In March 2005, Chubais was targeted in a murder attempt when his car came under automatic gunfire near Moscow. Three military officers now stand trial in connection with the incident.

Sergei Smirnov, deputy head of the insurance risk department in Moscow's Higher School of Economics, said the voucher campaign was an ambiguous matter. "One cannot say that everything was done fairly then. Perhaps, it could have been done differently - not so quickly and more efficiently."

He said Russians were not ready to handle the vouchers. "In a sense, it was a deception," Smirnov said.

Opinion surveys say 29% of Russians chose to sell their vouchers, 21% invested them in voucher investment funds, 12% in shares and about 10% gave them to relatives.

Other opinion polls suggest almost half of Russians exchanged the vouchers for shares in their companies.

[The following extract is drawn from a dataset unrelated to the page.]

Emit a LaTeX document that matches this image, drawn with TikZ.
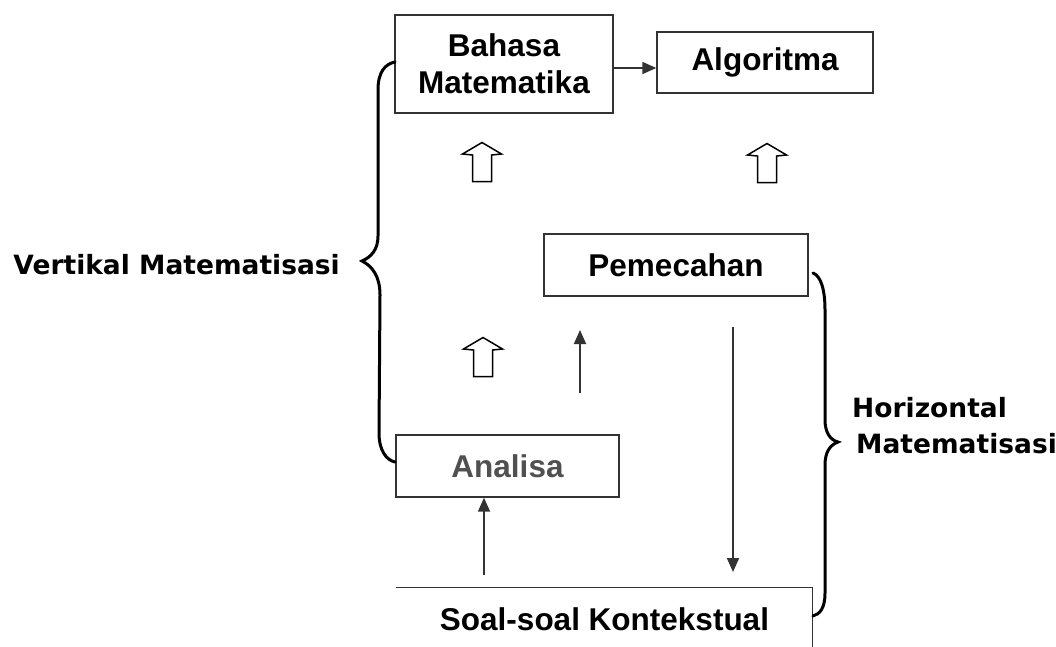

In all the privatization campaign, 95-96% of issued vouchers were used in some way, which is a good indicator, experts say.

Estimates suggest that the voucher privatization helped attract about $40 million worth of investment desperately needed by the Russian economy. About half of the money came from international financial organizations, the main of them being the U.S. Agency for International Development, the World Bank, and the EBRD.